New funding for Sussex has been announced as part of the Government’s £130 million investment to tackle the most devastating types of crime – including knife crime, gun crime, and homicide

Locally, the programme has attracted £1,903,054 of new funding. The Government also revealed that Violence Reduction Units and ‘hotspot policing’ initiatives prevented 49,000 violent offences across England and Wales, as it set out an ambitious funding programme to build on these efforts to tackle serious violence. Set up in 2019, Violence Reduction Units are a pioneering initiative established in 18 areas across England and Wales, bringing together local partners in policing, education and health, and local government, to share information in order to identify vulnerable children and adults at risk, helping steer them away from a life of crime and violence.

 

Figures published in an evaluation of these Violence Reduction Units’ first 18 months of operation demonstrate the impacts they are having up and down the country, changing lives and reducing violent crime. Areas that have rolled out Violence Reduction Units saw 8,000 fewer incidents of violence leading to injury and 41,000 fewer incidents without injury, compared with areas that didn’t. This has resulted in an estimated £385 million avoided in associated costs for victims and society.

 

In the Chichester District, as part of this work, the ‘West Sussex Coastal Detached Youth Programme’ is identifying hotspots and high harm areas where there are the most significant challenges of serious violence amongst young people. The project targets these areas of emerging concern and employs early intervention techniques to prevent escalation in violence and crime.

 

Commenting, Local MP, Gillian Keegan said: “This funding is supporting communities and young people who are vulnerable to being sucked into criminal activity. Intervention and support are hugely important tools to protect vulnerable young people and prevent criminal activity from the get-go.
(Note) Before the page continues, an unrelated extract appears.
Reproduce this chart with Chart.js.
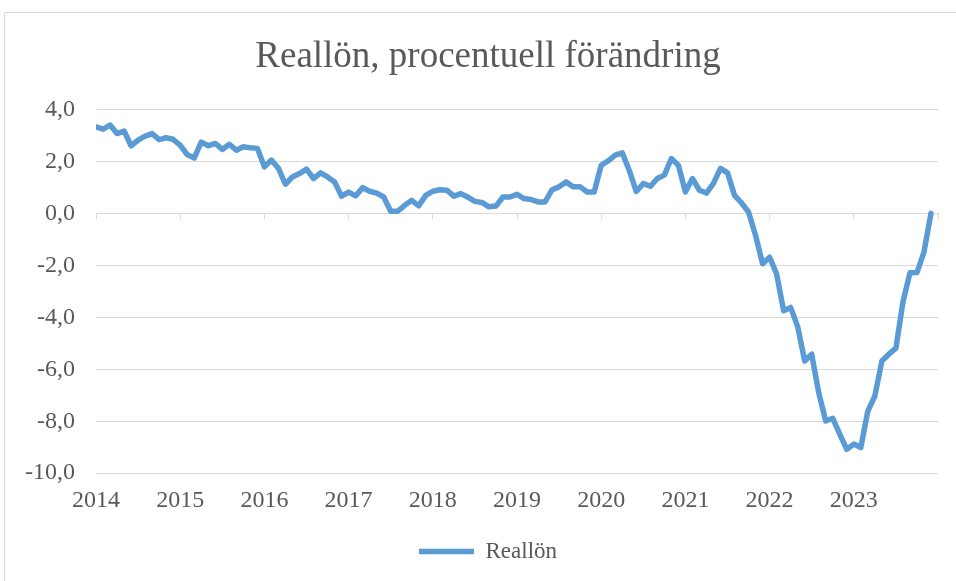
<!DOCTYPE html>
<html>
<head>
<meta charset="utf-8">
<script src="https://cdn.jsdelivr.net/npm/chart.js@4.4.1/dist/chart.umd.min.js"></script>
<style>
  html, body { margin: 0; padding: 0; background: #fff; overflow: hidden; }
  #frame {
    position: absolute; left: 4px; top: 12px;
    width: 966px; height: 600px;
    border: 1px solid #d9d9d9;
  }
  #wrap { position: relative; width: 966px; height: 580px; }
</style>
</head>
<body>
<div id="frame">
  <div id="wrap"><canvas id="reallonChart"></canvas></div>
</div>
<script>
// årsetiketter för x-axeln (en per januari)
const years = ['2014', '2015', '2016', '2017', '2018', '2019', '2020', '2021', '2022', '2023'];

// Reallön, procentuell förändring, månadsvärden jan 2014 - dec 2023 (avlästa)
const reallon = [
  3.33, 3.24, 3.40, 3.07, 3.17, 2.60, 2.82, 2.97, 3.07, 2.84, 2.91, 2.85,
  2.62, 2.26, 2.13, 2.74, 2.60, 2.69, 2.46, 2.66, 2.43, 2.56, 2.52, 2.50,
  1.79, 2.05, 1.73, 1.12, 1.40, 1.53, 1.70, 1.34, 1.56, 1.40, 1.21, 0.66,
  0.82, 0.67, 0.99, 0.85, 0.78, 0.63, 0.08, 0.08, 0.31, 0.50, 0.29, 0.69,
  0.85, 0.91, 0.89, 0.66, 0.76, 0.62, 0.46, 0.42, 0.25, 0.28, 0.63, 0.63,
  0.73, 0.57, 0.53, 0.44, 0.44, 0.91, 1.02, 1.21, 1.02, 1.02, 0.82, 0.82,
  1.85, 2.02, 2.24, 2.33, 1.65, 0.84, 1.15, 1.04, 1.34, 1.47, 2.11, 1.85,
  0.82, 1.34, 0.89, 0.78, 1.15, 1.73, 1.56, 0.69, 0.40, 0.05, -0.85, -1.94,
  -1.69, -2.33, -3.75, -3.62, -4.36, -5.68, -5.42, -6.90, -7.99, -7.89, -8.50, -9.08,
  -8.88, -9.01, -7.61, -7.03, -5.68, -5.42, -5.19, -3.42, -2.29, -2.28, -1.49, 0.0
];

// y-axelns gränser och steg
const yMin = -10;
const yMax = 4;
const yStep = 2;

const serif = "'Liberation Serif', 'Times New Roman', serif";
const textColor = '#595959';
const gridColor = '#d9d9d9';
const lineColor = '#5b9bd5';

const monthsPerYear = 12;
const points = reallon.map((v, i) => ({ x: i, y: v }));
const xMax = years.length * monthsPerYear;

const ctx = document.getElementById('reallonChart').getContext('2d');
new Chart(ctx, {
  type: 'line',
  data: {
    datasets: [{
      label: 'Reallön',
      data: points,
      borderColor: lineColor,
      backgroundColor: lineColor,
      borderWidth: 5.5,
      borderCapStyle: 'round',
      borderJoinStyle: 'round',
      pointRadius: 0,
      pointHoverRadius: 0,
      tension: 0,
      fill: false
    }]
  },
  options: {
    responsive: true,
    maintainAspectRatio: false,
    animation: false,
    events: [],
    layout: { padding: { left: 20, right: 20, top: 0, bottom: 20 } },
    scales: {
      x: {
        type: 'linear',
        min: 0,
        max: xMax,
        border: { display: false },
        grid: { display: false, drawTicks: false },
        ticks: {
          stepSize: monthsPerYear,
          autoSkip: false,
          maxRotation: 0,
          padding: 13,
          color: textColor,
          font: { family: serif, size: 24 },
          callback: (v) => {
            const k = v / monthsPerYear;
            return (Number.isInteger(k) && k < years.length) ? years[k] : '';
          }
        },
        afterFit: (scale) => { scale.height += 2; }
      },
      x0: {
        type: 'linear',
        axis: 'x',
        position: { y: 0 },
        min: 0,
        max: xMax,
        border: { display: false },
        grid: { drawOnChartArea: false, drawTicks: true, tickLength: 6, color: gridColor, lineWidth: 1 },
        ticks: { display: false, stepSize: monthsPerYear }
      },
      y: {
        min: yMin,
        max: yMax,
        border: { display: false },
        grid: { color: gridColor, lineWidth: 1, drawTicks: false },
        ticks: {
          stepSize: yStep,
          padding: 21,
          color: textColor,
          font: { family: serif, size: 24 },
          callback: (v) => v.toFixed(1).replace('.', ',')
        },
        afterFit: (scale) => { scale.width = 71; }
      },
      // tom axel till höger, bara för marginalen
      yRight: {
        type: 'linear',
        position: 'right',
        border: { display: false },
        grid: { drawOnChartArea: false, drawTicks: false },
        ticks: { display: false },
        afterFit: (scale) => { scale.width = 13; }
      }
    },
    plugins: {
      title: {
        display: true,
        text: 'Reallön, procentuell förändring',
        color: textColor,
        font: { family: serif, size: 37, weight: 'normal' },
        padding: { top: 22, bottom: 30 }
      },
      legend: {
        display: true,
        position: 'bottom',
        labels: {
          usePointStyle: true,
          pointStyle: 'line',
          pointStyleWidth: 55,
          color: textColor,
          font: { family: serif, size: 23 },
          padding: 10
        }
      },
      tooltip: { enabled: false }
    }
  }
});
</script>
</body>
</html>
Across the county, there is a range of targeted work ongoing and I am hugely grateful to Katy Bourne, Sussex Police, and all the partners involved for delivering on this life-altering programme.”

 

Sussex Police and Crime Commissioner Katy Bourne said: “The Home Office’s commitment to the future of our Violence Reduction Partnership is welcome news and will mean that Sussex Police and partners will be able to continue to intervene, rehabilitate and divert people away from crime, especially young people. We know now that this approach, to learning more about and tackling serious violence, is working and I’m reassured that, in Sussex, partners are taking a positive, united stand against serious violence by working together to make a real difference.”

 

Commenting, Crime & Policing Minister, Kit Malthouse said: “The very worst part of my job is hearing from families who have lost loved ones to violence and finding out that something could have been done to prevent it. We must do more to reach those at risk of violence early on to break the cycle of crime. Only then will we truly level up the country and give everyone the security of a safe street and home. We're throwing everything we have at this. At the heart, our pioneering Violence Reduction Units galvanise all parts of the public sector to tackle violent crime, and this approach is really starting to work.”